What is required:
Copy the listing below in full and skip every picture.

Stored data:
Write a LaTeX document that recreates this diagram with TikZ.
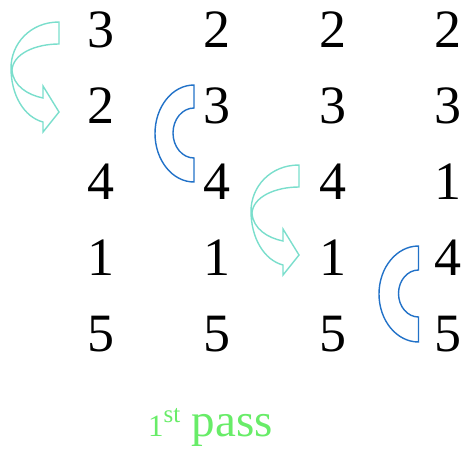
\documentclass[tikz,border=0pt]{standalone}
\usepackage{fontspec}
\setmainfont{Liberation Serif}
\definecolor{swapcyan}{RGB}{122,222,204}
\definecolor{keepblue}{RGB}{34,114,200}
\definecolor{passgreen}{RGB}{104,236,104}
\begin{document}
\begin{tikzpicture}[x=1pt,y=-1pt,
  num/.style={anchor=base, font=\fontsize{54}{54}\selectfont, inner sep=0pt},
  swaparrow/.style={draw=swapcyan, line width=1.4pt, line join=miter},
  keeparc/.style={draw=keepblue, line width=1.4pt, line join=miter},
  passlabel/.style={anchor=base, text=passgreen, inner sep=0pt, font=\fontsize{47}{47}\selectfont}]
\useasboundingbox (0,0) rectangle (465,450);
% numbers
\foreach \col/\x/\vals in {1/100.5/{3,2,4,1,5}, 2/216.5/{2,3,4,1,5}, 3/332.5/{2,3,4,1,5}, 4/448/{2,3,1,4,5}}{
  \foreach \v [count=\r] in \vals {
    \node[num] (n\col\r) at (\x, 47.5+76*\r-76) {\v};
  }
}
% cyan curved arrows (swap)
\foreach \dx/\dy in {0/0, 240/143}{
\begin{scope}[shift={(\dx,\dy)}]
  \draw[swaparrow] (59,44) -- (59,22)
     .. controls (30,22) and (11,44) .. (11,68)
     .. controls (11,95) and (24,117) .. (43,122)
     -- (43,132) -- (59,112) -- (43,86) -- (43,98)
     .. controls (28,95) and (13,86) .. (12,70)
     .. controls (13,54) and (35,44) .. (59,44) -- cycle;
\end{scope}}
% blue block arcs (no swap)
\draw[keeparc] (194,85) -- (194,108)
   arc[start angle=270, end angle=90, x radius=21, y radius=25]
   -- (194,182)
   arc[start angle=90, end angle=270, x radius=39, y radius=48.5] -- cycle;
\draw[keeparc] (418.5,246) -- (418.5,270)
   arc[start angle=270, end angle=90, x radius=20, y radius=23.5]
   -- (418.5,342)
   arc[start angle=90, end angle=270, x radius=39.5, y radius=48] -- cycle;
% label
\node[passlabel] (pass) at (210.5,436) {{\fontsize{31}{31}\selectfont 1}\raisebox{14pt}{\fontsize{25}{25}\selectfont st} pass};
\end{tikzpicture}
\end{document}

Final result:
Write a LaTeX document that recreates this diagram with TikZ.
\documentclass[tikz,border=0pt]{standalone}
\usepackage{fontspec}
\setmainfont{Liberation Serif}
\definecolor{swapcyan}{RGB}{122,222,204}
\definecolor{keepblue}{RGB}{34,114,200}
\definecolor{passgreen}{RGB}{104,236,104}
\begin{document}
\begin{tikzpicture}[x=1pt,y=-1pt,
  num/.style={anchor=base, font=\fontsize{54}{54}\selectfont, inner sep=0pt},
  swaparrow/.style={draw=swapcyan, line width=1.4pt, line join=miter},
  keeparc/.style={draw=keepblue, line width=1.4pt, line join=miter},
  passlabel/.style={anchor=base, text=passgreen, inner sep=0pt, font=\fontsize{47}{47}\selectfont}]
\useasboundingbox (0,0) rectangle (465,450);
% numbers
\foreach \col/\x/\vals in {1/100.5/{3,2,4,1,5}, 2/216.5/{2,3,4,1,5}, 3/332.5/{2,3,4,1,5}, 4/448/{2,3,1,4,5}}{
  \foreach \v [count=\r] in \vals {
    \node[num] (n\col\r) at (\x, 47.5+76*\r-76) {\v};
  }
}
% cyan curved arrows (swap)
\foreach \dx/\dy in {0/0, 240/143}{
\begin{scope}[shift={(\dx,\dy)}]
  \draw[swaparrow] (59,44) -- (59,22)
     .. controls (30,22) and (11,44) .. (11,68)
     .. controls (11,95) and (24,117) .. (43,122)
     -- (43,132) -- (59,112) -- (43,86) -- (43,98)
     .. controls (28,95) and (13,86) .. (12,70)
     .. controls (13,54) and (35,44) .. (59,44) -- cycle;
\end{scope}}
% blue block arcs (no swap)
\draw[keeparc] (194,85) -- (194,108)
   arc[start angle=270, end angle=90, x radius=21, y radius=25]
   -- (194,182)
   arc[start angle=90, end angle=270, x radius=39, y radius=48.5] -- cycle;
\draw[keeparc] (418.5,246) -- (418.5,270)
   arc[start angle=270, end angle=90, x radius=20, y radius=23.5]
   -- (418.5,342)
   arc[start angle=90, end angle=270, x radius=39.5, y radius=48] -- cycle;
% label
\node[passlabel] (pass) at (210.5,436) {{\fontsize{31}{31}\selectfont 1}\raisebox{14pt}{\fontsize{25}{25}\selectfont st} pass};
\end{tikzpicture}
\end{document}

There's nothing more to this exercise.